RPTP-β is downregulated in metastatic HNSCC cell lines. Total RNA and whole-cell lysates were prepared from HOKCs, cells from primary HNSCC tumors (UMSCC-17A and UMSCC-22A), and cells from metastatic HNSCC tumors of the same patients (UMSCC-17B and UMSCC-22B). RPTP-β mRNA and internal control housekeeping gene 36B4 were quantified by real-time reverse transcription-PCR. RPTP-β mRNA was not detectable in cells from secondary metastatic tumors. Inset shows representative Western blot of RPTP-β protein, with β-actin used as loading control. N = 3.6, *P < .05 versus HOKCs.

Figure 2

RPTP-β regulates Met tyrosine 1356 phosphorylation in HNSCC cells. (A) UMSCC-22B metastatic HNSCC tumor cells were infected with empty adenovirus or RPTP-β-expressing adenovirus. (B) UMSCC-22A primary HNSCC tumor cells were infected with NT or RPTP-β-targeting shRNA lentivirus.

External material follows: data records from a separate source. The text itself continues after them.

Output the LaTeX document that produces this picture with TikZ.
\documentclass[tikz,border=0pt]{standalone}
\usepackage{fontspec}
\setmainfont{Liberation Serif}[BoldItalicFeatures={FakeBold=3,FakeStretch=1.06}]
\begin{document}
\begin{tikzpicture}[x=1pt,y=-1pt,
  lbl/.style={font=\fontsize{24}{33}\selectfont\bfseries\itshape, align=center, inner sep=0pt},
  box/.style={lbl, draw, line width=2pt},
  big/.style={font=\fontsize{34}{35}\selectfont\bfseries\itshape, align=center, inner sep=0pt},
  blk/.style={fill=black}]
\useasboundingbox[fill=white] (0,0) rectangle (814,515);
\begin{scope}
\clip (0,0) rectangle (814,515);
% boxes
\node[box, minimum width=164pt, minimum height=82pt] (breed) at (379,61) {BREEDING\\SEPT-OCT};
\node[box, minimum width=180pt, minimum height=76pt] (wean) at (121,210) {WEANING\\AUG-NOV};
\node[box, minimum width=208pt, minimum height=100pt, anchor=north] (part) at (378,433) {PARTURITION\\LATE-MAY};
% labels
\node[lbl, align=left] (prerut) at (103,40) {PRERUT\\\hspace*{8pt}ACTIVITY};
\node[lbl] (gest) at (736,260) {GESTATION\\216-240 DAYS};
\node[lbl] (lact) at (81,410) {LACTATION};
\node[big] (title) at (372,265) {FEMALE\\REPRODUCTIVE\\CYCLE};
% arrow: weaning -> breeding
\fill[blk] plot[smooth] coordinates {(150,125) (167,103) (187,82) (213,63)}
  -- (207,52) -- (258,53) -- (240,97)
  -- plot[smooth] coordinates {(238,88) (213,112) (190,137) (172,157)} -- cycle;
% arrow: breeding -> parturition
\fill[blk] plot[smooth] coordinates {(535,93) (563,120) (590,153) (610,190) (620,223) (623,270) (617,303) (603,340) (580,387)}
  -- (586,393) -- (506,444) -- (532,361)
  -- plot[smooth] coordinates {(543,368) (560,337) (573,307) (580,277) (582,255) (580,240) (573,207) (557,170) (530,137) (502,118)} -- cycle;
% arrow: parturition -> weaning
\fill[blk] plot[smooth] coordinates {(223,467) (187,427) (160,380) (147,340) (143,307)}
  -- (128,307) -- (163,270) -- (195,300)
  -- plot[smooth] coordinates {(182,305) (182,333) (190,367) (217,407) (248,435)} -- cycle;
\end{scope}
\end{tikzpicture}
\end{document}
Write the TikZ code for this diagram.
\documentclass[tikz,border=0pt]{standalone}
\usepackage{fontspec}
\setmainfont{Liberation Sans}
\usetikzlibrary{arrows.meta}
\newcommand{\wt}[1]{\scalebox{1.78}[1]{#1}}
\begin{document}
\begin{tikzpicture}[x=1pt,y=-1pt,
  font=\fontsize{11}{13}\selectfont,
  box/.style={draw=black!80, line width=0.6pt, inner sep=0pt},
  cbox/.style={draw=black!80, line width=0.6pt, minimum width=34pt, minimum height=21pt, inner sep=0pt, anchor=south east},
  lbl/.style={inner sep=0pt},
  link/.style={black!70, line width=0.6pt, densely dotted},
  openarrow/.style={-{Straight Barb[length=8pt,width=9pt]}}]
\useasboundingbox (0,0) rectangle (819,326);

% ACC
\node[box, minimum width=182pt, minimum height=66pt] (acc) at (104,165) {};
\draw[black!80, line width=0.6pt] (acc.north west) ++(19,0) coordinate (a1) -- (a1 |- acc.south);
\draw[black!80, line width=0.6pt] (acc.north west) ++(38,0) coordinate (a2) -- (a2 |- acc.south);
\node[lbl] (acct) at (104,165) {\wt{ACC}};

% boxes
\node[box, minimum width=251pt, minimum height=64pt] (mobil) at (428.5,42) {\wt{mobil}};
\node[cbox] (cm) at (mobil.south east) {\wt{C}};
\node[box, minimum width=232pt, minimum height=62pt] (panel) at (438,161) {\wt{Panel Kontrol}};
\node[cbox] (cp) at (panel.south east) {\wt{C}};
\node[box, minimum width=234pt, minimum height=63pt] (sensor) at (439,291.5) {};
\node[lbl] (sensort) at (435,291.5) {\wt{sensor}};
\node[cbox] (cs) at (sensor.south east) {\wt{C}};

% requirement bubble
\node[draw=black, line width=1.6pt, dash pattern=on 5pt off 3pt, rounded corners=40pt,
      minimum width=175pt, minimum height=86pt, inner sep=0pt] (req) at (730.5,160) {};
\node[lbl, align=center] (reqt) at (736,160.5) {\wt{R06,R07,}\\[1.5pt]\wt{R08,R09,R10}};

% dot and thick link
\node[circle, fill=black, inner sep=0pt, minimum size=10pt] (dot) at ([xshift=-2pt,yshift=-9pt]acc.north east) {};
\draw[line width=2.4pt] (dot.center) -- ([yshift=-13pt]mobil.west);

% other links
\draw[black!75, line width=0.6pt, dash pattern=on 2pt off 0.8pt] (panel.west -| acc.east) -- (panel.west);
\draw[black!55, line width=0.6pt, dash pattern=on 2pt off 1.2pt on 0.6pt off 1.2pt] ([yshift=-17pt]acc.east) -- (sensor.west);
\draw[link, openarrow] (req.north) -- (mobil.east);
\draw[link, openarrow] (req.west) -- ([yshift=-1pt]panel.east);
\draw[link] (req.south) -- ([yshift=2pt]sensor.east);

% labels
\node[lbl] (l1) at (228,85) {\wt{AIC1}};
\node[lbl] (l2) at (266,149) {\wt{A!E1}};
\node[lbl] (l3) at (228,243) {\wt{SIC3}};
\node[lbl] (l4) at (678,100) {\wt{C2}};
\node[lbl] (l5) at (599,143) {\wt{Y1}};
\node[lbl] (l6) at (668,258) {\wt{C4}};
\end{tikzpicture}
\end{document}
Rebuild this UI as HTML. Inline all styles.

Forty-eight hours post-infection, cells were treated with vehicle (-) or HGF (10 ng/ml, +) for 30 minutes. Equal amounts of whole-cell lysates were analyzed by Western blot probed with indicated antibodies. Immunoreactive bands were quantified by chemifluorescence using a STORM Image analyzer. Data are means ± SEM, N = 3; *P < .05. Inset shows representative Western blots.

Figure 3

RPTP-β regulates HGF-induced Grb2 binding to Met and downstream activation of MEK and ERK in HNSCC cells. (A) UMSCC-22B metastatic HNSCC tumor cells were infected with empty adenovirus or RPTP-β-expressing adenovirus. Forty-eight hours post-infection, cells were treated with vehicle (-, Ctrl) or HGF (10 ng/ml, +) for 15 minutes. Met was immunoprecipitated from whole-cell lysates, and immunoprecipitates were analyzed for Grb2 and Met by Western blot. (B and C) UMSCC-22B cells were treated as in A, except HGF treatment time was 30 minutes, and analyzed for MEK phosphorylation (B) and ERK phosphorylation (C). (D and E) UMSCC-22A primary HNSCC tumor cells were infected with NT or RPTP-β-targeting shRNA lentivirus. UMSCC-22A cells were treated as in A, except HGF treatment time was 30 minutes, and analyzed for MEK phosphorylation (D) and ERK phosphorylation (E). Immunoreactive bands were quantified by chemifluorescence using a STORM Image Analyzer. Data are means ± SEM, N = 3; *P < .05. Insets show representative Western blots.

Figure 4

RPTP-β regulates HGF-induced HNSCC cell migration. (A) UMSCC-22B metastatic HNSCC tumor cells were infected with empty adenovirus or RPTP-β-expressing adenovirus. (B) UMSCC-22A primary HNSCC tumor cells were infected with NT or RPTP-β. targeting shRNA lentivirus. Forty-eight hours post-infection, confluent cells were treated with 10 µg/ml mitomycin for 30 minutes and scratched with a pipette tip to create a cell-free zone. Cells were then incubated with or without HGF (10 ng/ml) for 48 hours. A representative image of three independent experiments is shown.

Figure 5

RPTP-β inhibits proliferation of metastatic tumor-derived HNSCC cells. UMSCC-22B cells were infected with empty adenovirus or RPTP-β adenovirus. Cells were harvested at the indicated times post-infection and counted with a hemocytometer. Results are means ± SEM. N = 6; *P < .05.

Figure 6

RPTP-β regulates HGF-induced HNSCC cell invasion. (A) UMSCC-22B cells were infected with empty or RPTP-β-expressing adenovirus. (B) UMSCC-22A cells were infected with NT or RPTP-β-targeting shRNA lentivirus. Forty-eight hours post-infection, cells (1.5 x 10⁵ cells/well) were harvested and seeded inmatrigel invasion assay wells in Dulbecco's modified Eagle's medium (with 2% FBS), with or without HGF (10 ng/ml) for 48 hours. Cells that passed through the matrigel were stained and photographed. Representative images from three independent experiments are shown. Cells stained purple. Matrigel stained yellow/orange.

Figure 7

RPTP-β and Met protein expression levels are altered in HNSCC tumors. Formalin-fixed paraffin-embedded HNSCC tumor sections and normal oral tissue sections were stained with control IgG, (A) RPTP-β or (B) Met antibodies by immunohistochemistry. Representative images of normal tissue from four individuals and HNSCC tumors from eight individuals are shown.